Quelle évolution pour la devise helvétique dans ce contexte de compétition acharnée et de risque de dégradation concurrentielle? Au bénéfice d’un niveau d’inflation très bas (0,3% sur un an en février), la Banque nationale suisse (BNS) devrait favoriser une politique monétaire accommodante et continuer de baisser son taux directeur, quitte à revenir en territoire négatif. L’objectif serait alors double: d’une part, offrir des conditions de crédit adéquates au soutien d’une économie sous pression, et de l’autre, rendre peu attractive la détention du franc an agissant sur le coût de portage.
La marge de manœuvre de l’institut d’émission reste toutefois faible, avec un taux directeur déjà ramené à 0,25%. En complément, pour éviter toute appréciation éclair du franc, voire l’orienter à la baisse pour soutenir la compétitivité des exportations, la BNS pourrait recourir à nouveau à l’achat de réserves en devises étrangères.
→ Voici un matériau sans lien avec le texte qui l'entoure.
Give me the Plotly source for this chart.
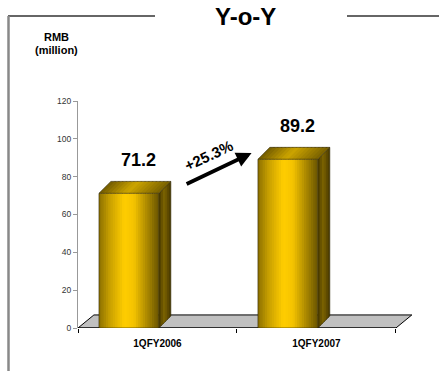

Celles-ci se situent aux environs de 735 milliards de francs, après avoir atteint 946 milliards début 2022. Si elle accepte de voir croître à nouveau son bilan, la banque centrale a sur ce plan une réelle capacité d’action.
Enfin, si Donald Trump parvient à réduire le déficit de la balance commerciale, cela se fera au détriment de la balance des capitaux. Compte tenu du niveau de la dette américaine, cette évolution devrait engendrer un manque de dollars à moyen terme, avec pour conséquence une tendance haussière du billet vert vis-à-vis du franc.